INFORMATION PROVIDED:
********************
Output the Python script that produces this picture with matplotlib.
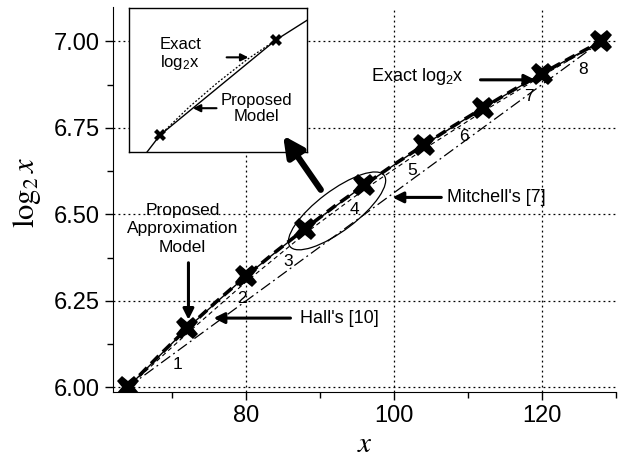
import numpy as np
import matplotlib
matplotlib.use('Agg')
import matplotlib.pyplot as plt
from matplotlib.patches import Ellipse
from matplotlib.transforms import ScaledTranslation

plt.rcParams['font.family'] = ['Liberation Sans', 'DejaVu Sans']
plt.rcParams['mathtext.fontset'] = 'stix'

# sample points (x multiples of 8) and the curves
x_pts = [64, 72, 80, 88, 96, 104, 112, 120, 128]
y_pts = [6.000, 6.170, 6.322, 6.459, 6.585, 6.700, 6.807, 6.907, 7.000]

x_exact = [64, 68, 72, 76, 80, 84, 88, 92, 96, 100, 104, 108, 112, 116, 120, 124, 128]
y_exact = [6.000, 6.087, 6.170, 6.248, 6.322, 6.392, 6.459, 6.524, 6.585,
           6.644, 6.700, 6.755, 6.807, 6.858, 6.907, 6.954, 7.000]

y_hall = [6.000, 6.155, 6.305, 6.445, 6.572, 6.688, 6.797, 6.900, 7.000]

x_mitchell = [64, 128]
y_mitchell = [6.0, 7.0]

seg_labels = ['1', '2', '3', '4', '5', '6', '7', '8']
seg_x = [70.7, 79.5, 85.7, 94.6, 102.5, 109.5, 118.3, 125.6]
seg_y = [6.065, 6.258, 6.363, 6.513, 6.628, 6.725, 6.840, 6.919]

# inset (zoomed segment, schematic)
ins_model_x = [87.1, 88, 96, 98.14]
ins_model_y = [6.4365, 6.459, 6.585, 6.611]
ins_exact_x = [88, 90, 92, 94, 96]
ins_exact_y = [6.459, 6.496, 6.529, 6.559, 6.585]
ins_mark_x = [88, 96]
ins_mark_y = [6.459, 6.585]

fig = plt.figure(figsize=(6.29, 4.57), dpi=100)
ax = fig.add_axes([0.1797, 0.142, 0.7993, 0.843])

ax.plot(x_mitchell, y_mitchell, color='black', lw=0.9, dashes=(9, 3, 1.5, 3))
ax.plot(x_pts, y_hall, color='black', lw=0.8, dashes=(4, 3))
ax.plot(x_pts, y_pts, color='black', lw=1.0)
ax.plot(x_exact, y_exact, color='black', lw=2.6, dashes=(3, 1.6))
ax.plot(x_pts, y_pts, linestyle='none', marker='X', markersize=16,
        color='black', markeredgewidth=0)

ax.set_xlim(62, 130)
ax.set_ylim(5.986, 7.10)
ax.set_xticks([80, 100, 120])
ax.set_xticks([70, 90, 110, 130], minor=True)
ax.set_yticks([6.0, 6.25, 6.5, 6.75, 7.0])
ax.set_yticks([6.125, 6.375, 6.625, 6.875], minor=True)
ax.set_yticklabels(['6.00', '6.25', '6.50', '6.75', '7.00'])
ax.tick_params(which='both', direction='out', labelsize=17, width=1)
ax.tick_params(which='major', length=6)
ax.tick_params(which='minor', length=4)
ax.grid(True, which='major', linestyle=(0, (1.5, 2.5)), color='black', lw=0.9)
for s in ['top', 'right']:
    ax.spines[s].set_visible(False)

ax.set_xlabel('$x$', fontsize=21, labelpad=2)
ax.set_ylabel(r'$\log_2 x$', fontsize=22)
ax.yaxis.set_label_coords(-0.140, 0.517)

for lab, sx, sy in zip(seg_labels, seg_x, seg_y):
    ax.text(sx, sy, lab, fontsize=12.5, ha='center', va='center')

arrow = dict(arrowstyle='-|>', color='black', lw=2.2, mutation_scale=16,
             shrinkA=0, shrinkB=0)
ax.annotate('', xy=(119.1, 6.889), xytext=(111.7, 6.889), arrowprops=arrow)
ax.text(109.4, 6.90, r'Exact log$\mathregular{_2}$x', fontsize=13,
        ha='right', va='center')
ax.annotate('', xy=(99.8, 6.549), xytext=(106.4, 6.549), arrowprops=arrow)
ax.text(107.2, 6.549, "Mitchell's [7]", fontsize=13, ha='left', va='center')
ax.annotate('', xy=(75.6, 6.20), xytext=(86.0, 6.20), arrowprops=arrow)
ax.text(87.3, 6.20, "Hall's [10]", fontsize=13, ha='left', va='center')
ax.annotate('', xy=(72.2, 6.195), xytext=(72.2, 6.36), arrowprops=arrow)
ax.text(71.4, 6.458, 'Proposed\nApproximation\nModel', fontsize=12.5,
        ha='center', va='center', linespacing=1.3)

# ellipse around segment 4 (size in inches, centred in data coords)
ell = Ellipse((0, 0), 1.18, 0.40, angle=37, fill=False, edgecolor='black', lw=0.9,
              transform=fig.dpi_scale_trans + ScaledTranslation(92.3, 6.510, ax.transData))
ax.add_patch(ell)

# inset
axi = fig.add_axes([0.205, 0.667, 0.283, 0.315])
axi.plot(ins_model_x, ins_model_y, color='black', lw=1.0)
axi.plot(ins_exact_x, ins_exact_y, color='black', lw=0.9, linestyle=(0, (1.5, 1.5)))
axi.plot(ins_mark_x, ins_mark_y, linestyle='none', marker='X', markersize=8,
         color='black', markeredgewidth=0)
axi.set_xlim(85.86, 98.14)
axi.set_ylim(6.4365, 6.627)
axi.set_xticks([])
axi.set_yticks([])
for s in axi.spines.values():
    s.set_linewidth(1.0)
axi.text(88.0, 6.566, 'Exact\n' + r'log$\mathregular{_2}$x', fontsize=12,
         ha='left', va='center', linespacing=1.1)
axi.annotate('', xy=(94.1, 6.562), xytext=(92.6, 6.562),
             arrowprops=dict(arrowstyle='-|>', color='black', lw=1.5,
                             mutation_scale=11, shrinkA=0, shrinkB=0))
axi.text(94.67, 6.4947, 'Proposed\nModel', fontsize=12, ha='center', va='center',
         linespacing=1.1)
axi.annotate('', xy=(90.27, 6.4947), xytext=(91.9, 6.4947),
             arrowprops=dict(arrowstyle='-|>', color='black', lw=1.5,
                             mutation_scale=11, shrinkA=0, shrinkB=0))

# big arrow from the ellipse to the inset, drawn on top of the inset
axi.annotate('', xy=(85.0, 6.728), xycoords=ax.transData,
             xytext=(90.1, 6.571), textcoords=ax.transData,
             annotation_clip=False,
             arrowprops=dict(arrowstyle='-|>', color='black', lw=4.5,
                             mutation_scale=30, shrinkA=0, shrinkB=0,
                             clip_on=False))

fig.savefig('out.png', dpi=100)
********************
TASK:
The lines from the start of the data through the line that contains "6.807, 6.907, 7.000]" are to be returned exactly, please, with both ends included and every picture left out.

REPLY:
Output the Python script that produces this picture with matplotlib.
import numpy as np
import matplotlib
matplotlib.use('Agg')
import matplotlib.pyplot as plt
from matplotlib.patches import Ellipse
from matplotlib.transforms import ScaledTranslation

plt.rcParams['font.family'] = ['Liberation Sans', 'DejaVu Sans']
plt.rcParams['mathtext.fontset'] = 'stix'

# sample points (x multiples of 8) and the curves
x_pts = [64, 72, 80, 88, 96, 104, 112, 120, 128]
y_pts = [6.000, 6.170, 6.322, 6.459, 6.585, 6.700, 6.807, 6.907, 7.000]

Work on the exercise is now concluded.